The mass grave contained the bodies of five middle-aged men in orange jumpsuits of the kind typically worn by ISIS hostages, according to Yasser al-Khamees, who heads a team of first responders, and the Syrian Observatory for Human Rights.
"They were shackled and shot in the head," Khamees said.
They were believed to have been killed more than two years ago, he said, adding that his team was not immediately able to identify them.
The grave also included the bodies of three women who were believed to have been stoned to death, Khamees and the Observatory said.

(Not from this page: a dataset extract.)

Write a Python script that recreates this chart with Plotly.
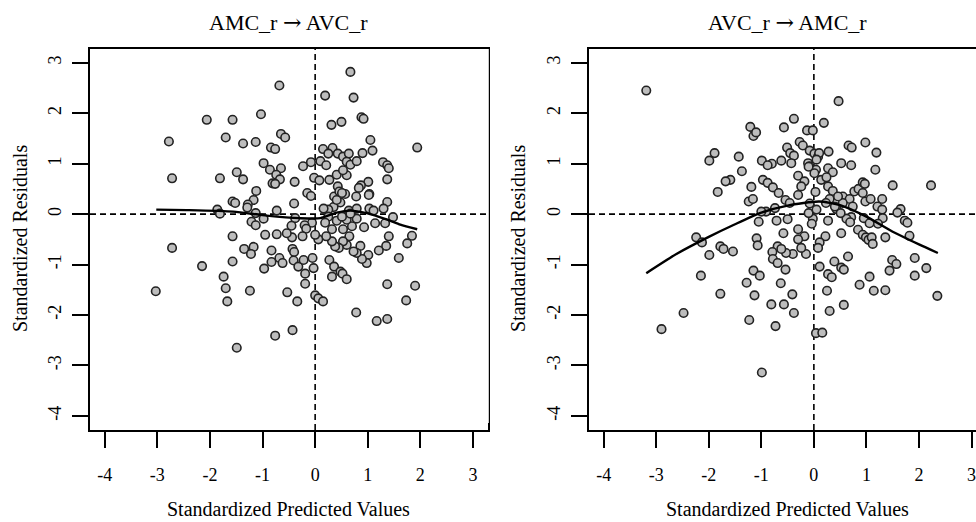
import plotly.graph_objects as go

# ---------------- data ----------------
# Left panel: AMC_r -> AVC_r
left_x = [0.67, -0.68, 0.19, 0.73, -2.06, -1.57, -1.03, 0.88, 0.92, 0.50, 0.31,
          -2.78, -1.70, -1.37, -1.13, -0.65, -0.57, -0.84, -0.76, 1.05, 1.94,
          0.15, 0.33, 0.25, 0.43, 0.53, 0.64, 0.90, 1.09, 0.60, 0.67, 0.79,
          1.29, 1.37, 1.40, 0.10, 0.21, -0.08, -0.23, -0.98, -0.86, -0.65, -0.74,
          -1.49, -2.72, -1.81, -1.37, -0.67, -0.81, -0.76, -0.39, -0.02, 0.08,
          0.27, 0.41, 0.60, 0.53, 1.37, 1.01, 0.87, 0.83, 0.43, -1.12, -0.15,
          -0.08, 0.36, 0.46, 0.57, 0.78, 1.03, -1.17, -1.28, -1.57, -1.52, -0.40,
          0.48, 1.37, 0.35, 0.25, 0.16, 0.64, 0.79, 1.03, 1.11, 1.30, -1.86,
          -1.81, -0.73, -1.13, 1.48, 1.33, 1.14, 0.79, 0.41, 0.25, 0.19, -0.06,
          -0.38, -0.98, -1.21, -1.13, -0.45, -0.20, -0.17, 0.53, 0.32, 0.70,
          0.93, 0.60, 1.84, 1.75, 1.40, 1.35, 1.21, 1.01, 0.98, 0.89, 0.86,
          0.79, 0.73, 0.65, 0.60, 0.53, 0.45, 0.38, 0.32, 0.21, 0.06, 0.00,
          -0.24, -0.44, -0.54, -0.73, -0.95, -1.57, -1.35, -1.17, -1.22, -0.83,
          -0.43, -0.40, -0.68, -0.62, -0.83, -1.57, -0.97, -0.41, -0.32, -0.22,
          -0.05, -0.03, -0.19, -0.19, 0.27, 0.36, 0.48, 0.52, 0.32, 0.60, -2.15,
          -1.74, -1.70, -1.67, -1.24, -3.03, -0.53, -0.34, 0.00, 0.06, 0.15,
          0.78, 1.17, 1.37, 1.37, 1.90, 1.73, 1.59, -0.43, -0.76, -1.49, -2.72,
          0.41, 0.67, 0.51, 0.51, -1.29, 1.02]
left_y = [2.82, 2.55, 2.35, 2.31, 1.87, 1.87, 1.98, 1.92, 1.89, 1.83, 1.77,
          1.44, 1.52, 1.40, 1.43, 1.59, 1.52, 1.32, 1.29, 1.47, 1.32,
          1.29, 1.31, 1.20, 1.20, 1.14, 1.20, 1.21, 1.26, 1.04, 0.98, 1.05,
          1.03, 0.97, 0.91, 1.05, 0.97, 1.03, 0.95, 1.01, 0.88, 0.91, 0.78,
          0.83, 0.71, 0.71, 0.69, 0.69, 0.61, 0.60, 0.64, 0.72, 0.67,
          0.68, 0.78, 0.77, 0.87, 0.69, 0.64, 0.57, 0.52, 0.55, 0.46, 0.42,
          0.36, 0.35, 0.45, 0.40, 0.35, 0.40, 0.28, 0.19, 0.25, 0.22, 0.21,
          0.23, 0.24, 0.14, 0.09, 0.11, 0.07, 0.11, 0.11, 0.07, 0.11, 0.09,
          0.01, 0.07, 0.02, -0.06, -0.18, -0.18, -0.09, -0.13, -0.05, -0.17, -0.17,
          -0.08, -0.09, -0.15, -0.22, -0.23, -0.22, -0.29, -0.30, -0.30, -0.24,
          -0.26, -0.11, -0.43, -0.58, -0.44, -0.63, -0.72, -0.81, -0.97, -0.89, -0.63,
          -0.77, -0.74, -0.44, -0.61, -0.54, -0.67, -0.64, -0.54, -0.44, -0.50, -0.41,
          -0.44, -0.46, -0.38, -0.40, -0.41, -0.44, -0.69, -0.65, -0.79, -0.72,
          -0.69, -0.75, -0.87, -0.97, -0.95, -0.94, -1.08, -0.92, -1.04, -0.91,
          -0.87, -1.07, -1.18, -1.38, -0.91, -1.04, -1.14, -1.18, -1.24, -1.29, -1.03,
          -1.24, -1.47, -1.73, -1.52, -1.53, -1.55, -1.73, -1.61, -1.67, -1.73,
          -1.95, -2.12, -2.08, -1.39, -1.42, -1.71, -0.87, -2.30, -2.41, -2.65, -0.67,
          0.28, 0.01, -0.05, 0.42, 0.13, 0.38]

left_fit_x = [-3.02, -2.44, -1.56, -0.92, -0.29, 0.10, 0.41, 0.67, 0.98, 1.37, 1.62, 1.94]
left_fit_y = [0.09, 0.08, 0.05, -0.03, -0.08, -0.08, 0.03, 0.07, 0.02, -0.11, -0.21, -0.30]

# Right panel: AVC_r -> AMC_r
right_x = [-3.19, 0.47, -0.38, 0.19, -1.21, -1.15, -1.10, -0.57, -0.13, -0.02,
           -0.27, -0.21, 0.98, 0.66, 0.72, -1.89, -1.99, -1.43, -1.37, -0.51,
           -0.45, -0.38, -0.62, -0.43, -0.99, -0.80, -0.88, -0.08, 0.01, 0.08,
           0.10, -0.11, -0.08, 0.04, 0.01, 0.28, 0.27, 0.36, 0.52, 0.71,
           1.19, 1.17, 0.14, -0.30, -0.18, -0.24, -0.30, -1.59, -1.68, -1.83,
           -1.19, -0.97, -0.88, -0.78, -0.67, -1.24, -1.16, -0.54, -0.46, 0.03,
           -0.08, 0.27, 0.36, 0.55, 0.68, 0.30, 0.23, 0.43, 0.55, 0.74,
           0.77, 0.85, 0.93, 0.97, 0.93, 0.98, 1.08, 1.50, 2.23, 1.30,
           1.21, 1.30, 1.65, 1.59, 1.31, 1.73, 1.78, 1.82, 1.36, 0.95,
           1.06, 1.22, 0.84, 0.93, 0.99, 1.04, 1.10, 1.12, 0.71, 0.62,
           0.69, 0.51, 0.52, 0.27, 0.22, 0.11, 0.08, -0.02, -0.04, -0.10,
           -0.18, -0.15, -0.24, -0.30, -0.30, -0.40, -0.53, -0.50, -0.58, -0.71,
           -0.74, -0.91, -1.00, -1.05, -1.09, -1.07, -0.69, -0.62, -0.79, -0.78,
           -0.69, -0.54, -0.63, -1.15, -1.03, -1.28, -1.13, -1.23, -0.81, -0.73,
           -0.57, -0.41, -0.38, -0.99, -2.24, -2.13, -1.99, -1.78, -1.72, -1.54,
           -2.15, -1.78, -2.48, -2.90, 0.04, 0.16, 0.11, 0.27, 0.34, 0.39,
           0.52, 0.57, 0.65, 0.25, 0.30, 0.57, 0.87, 1.06, 1.14, 1.36,
           1.44, 1.49, 1.57, 1.92, 1.92, 2.14, 2.35, 0.05, -0.10, 0.24,
           0.46, 0.40, 0.05]
right_y = [2.45, 2.24, 1.89, 1.81, 1.73, 1.55, 1.62, 1.72, 1.66, 1.66,
           1.43, 1.36, 1.42, 1.36, 1.32, 1.21, 1.06, 1.14, 0.85, 1.32,
           1.21, 1.16, 1.06, 1.01, 1.06, 1.00, 0.97, 1.26, 1.20, 1.14,
           1.21, 1.01, 0.95, 0.88, 0.81, 1.24, 0.91, 0.83, 1.01, 0.97,
           1.22, 0.88, 0.68, 0.76, 0.65, 0.55, 0.38, 0.68, 0.65, 0.44,
           0.54, 0.68, 0.62, 0.53, 0.42, 0.25, 0.30, 0.28, 0.22, 0.44,
           0.21, 0.55, 0.46, 0.35, 0.30, 0.30, 0.22, 0.10, 0.22, 0.15,
           0.45, 0.50, 0.63, 0.60, 0.42, 0.25, 0.30, 0.57, 0.57, 0.30,
           0.15, 0.09, 0.10, 0.03, -0.08, -0.13, -0.17, -0.43, -0.46, -0.08,
           -0.18, -0.19, -0.31, -0.41, -0.46, -0.51, -0.46, -0.59, -0.06, -0.09,
           -0.16, 0.02, -0.38, -0.13, -0.44, -0.56, -0.67, -0.09, -0.19, 0.02,
           -0.44, -0.79, -0.67, -0.50, -0.30, -0.79, -0.77, -0.10, -0.38, -0.13,
           0.12, 0.05, 0.05, -0.15, -0.48, -0.62, -0.64, -0.69, -0.75, -0.89,
           -0.97, -1.10, -1.37, -1.12, -1.22, -1.36, -1.61, -2.10, -1.79, -2.22,
           -1.79, -1.59, -1.96, -3.14, -0.46, -0.56, -0.81, -0.64, -0.69, -0.74,
           -1.22, -1.58, -1.96, -2.28, -2.36, -2.35, -1.04, -1.19, -1.25, -0.94,
           -1.06, -1.10, -0.84, -1.52, -1.92, -1.80, -1.40, -1.24, -1.52, -1.51,
           -1.12, -0.91, -0.99, -0.87, -1.22, -1.07, -1.62, 1.08, 0.94, 0.73,
           0.35, 0.15, 0.09]

right_fit_x = [-3.19, -2.6, -2.0, -1.5, -1.0, -0.5, 0.1, 0.5, 1.0, 1.5, 2.0, 2.36]
right_fit_y = [-1.17, -0.78, -0.45, -0.20, 0.03, 0.17, 0.25, 0.18, -0.05, -0.35, -0.60, -0.77]

ARROW = '<span style="font-family:DejaVu Serif">\u2192</span>'
titles = ["AMC_r " + ARROW + " AVC_r", "AVC_r " + ARROW + " AMC_r"]
x_title = "Standardized Predicted Values"
y_title = "Standardized Residuals"
tick_vals = [-4, -3, -2, -1, 0, 1, 2, 3]
tick_text = ["-4", "-3", "-2", "-1", "0", "1", "2", "3"]

# ---------------- figure ----------------
W, H = 976, 522
FONT = "Liberation Serif, Times New Roman, serif"

fig = go.Figure()

marker = dict(size=8.5, color="#bdbdbd", line=dict(color="#222222", width=1.6))
fit_line = dict(color="black", width=2.4, shape="spline", smoothing=0.6)

fig.add_trace(go.Scatter(x=left_x, y=left_y, mode="markers", marker=marker,
                         xaxis="x", yaxis="y", showlegend=False))
fig.add_trace(go.Scatter(x=left_fit_x, y=left_fit_y, mode="lines", line=fit_line,
                         xaxis="x", yaxis="y", showlegend=False))
fig.add_trace(go.Scatter(x=right_x, y=right_y, mode="markers", marker=marker,
                         xaxis="x2", yaxis="y2", showlegend=False))
fig.add_trace(go.Scatter(x=right_fit_x, y=right_fit_y, mode="lines", line=fit_line,
                         xaxis="x2", yaxis="y2", showlegend=False))

# pixel geometry
L_left, L_right = 90.0, 487.7
R_left = 589.0
top_px, bot_px = 48.7, 430.0
unit = 52.5
R_zero = 814.0
xr_right_end = (W - R_zero) / unit

def px(xp):
    return xp / W

def py(yp):
    return 1 - yp / H

common_x = dict(tickvals=tick_vals, ticktext=tick_text, ticks="outside", ticklen=16,
                tickwidth=1.6, tickcolor="black", showgrid=False, zeroline=False,
                showline=True, linecolor="black", linewidth=1.6,
                tickfont=dict(family=FONT, size=18, color="black"),
                ticklabelstandoff=12)
common_y = dict(tickvals=tick_vals, ticktext=tick_text, ticks="outside", ticklen=16,
                tickwidth=1.6, tickcolor="black", showgrid=False, zeroline=False,
                showline=True, linecolor="black", linewidth=1.6, tickangle=-90,
                tickfont=dict(family=FONT, size=18, color="black"),
                ticklabelstandoff=4, range=[-4.28, 3.28])

fig.update_layout(
    width=W, height=H,
    margin=dict(l=0, r=0, t=0, b=0),
    paper_bgcolor="white", plot_bgcolor="white",
    xaxis=dict(domain=[px(L_left), px(L_right)], range=[-4.28, 3.28], anchor="y",
               mirror=True, **common_x),
    yaxis=dict(domain=[py(bot_px), py(top_px)], anchor="x", mirror=True, **common_y),
    xaxis2=dict(domain=[px(R_left), 1.0], range=[-4.28, xr_right_end], anchor="y2",
                mirror=True, **common_x),
    yaxis2=dict(domain=[py(bot_px), py(top_px)], anchor="x2", mirror=False, **common_y),
)

# reference dashed lines at 0
dash = dict(color="black", width=1.6, dash="6px,4px")
fig.add_shape(type="line", xref="x domain", yref="y", x0=0, x1=1, y0=0, y1=0, line=dash, layer="below")
fig.add_shape(type="line", xref="x", yref="y domain", x0=0, x1=0, y0=0, y1=1, line=dash, layer="below")
fig.add_shape(type="line", xref="x2 domain", yref="y2", x0=0, x1=1, y0=0, y1=0, line=dash, layer="below")
fig.add_shape(type="line", xref="x2", yref="y2 domain", x0=0, x1=0, y0=0, y1=1, line=dash, layer="below")

# faint separator line between panels
fig.add_shape(type="line", xref="paper", yref="paper", x0=px(488.5), x1=px(488.5),
              y0=py(49), y1=py(423), line=dict(color="#c8c8c8", width=1))

# titles and axis labels
centers = [(L_left + L_right) / 2, (R_left + R_zero + 3.28 * unit) / 2]
yl_x = [20, 518]
for i in range(2):
    fig.add_annotation(text=titles[i], x=px(centers[i]), y=py(22), xref="paper", yref="paper",
                       showarrow=False, xanchor="center", yanchor="middle",
                       font=dict(family=FONT, size=22, color="black"))
    fig.add_annotation(text=x_title, x=px(centers[i]), y=py(509), xref="paper", yref="paper",
                       showarrow=False, xanchor="center", yanchor="middle",
                       font=dict(family=FONT, size=20, color="black"))
    fig.add_annotation(text=y_title, x=px(yl_x[i]), y=py(239), xref="paper", yref="paper",
                       showarrow=False, xanchor="center", yanchor="middle", textangle=-90,
                       font=dict(family=FONT, size=20, color="black"))

fig.write_html("out.html", config={"displayModeBar": False},
               post_script="document.body.style.margin='0';document.body.style.padding='0';")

"Their skulls were severely fractured and displayed signs of stoning," the local official added.
The digger said his team first discovered the mass grave early last month on the southern edges of al-Raqa.
As many as 800 people could be buried there in total, he said.
Its discovery could help identify even more of the several thousand people whose fates remain unknown, including foreigners imprisoned by ISIS.
In February, an exhumation team uncovered a mass grave holding an estimated 3,500 people in al-Raqa’s al-Fukheikha agricultural suburb -- the largest to date.
Several other mass graves have been identified around the city, including one in the neighbourhood known as "Panorama" from which more than 900 bodies were exhumed.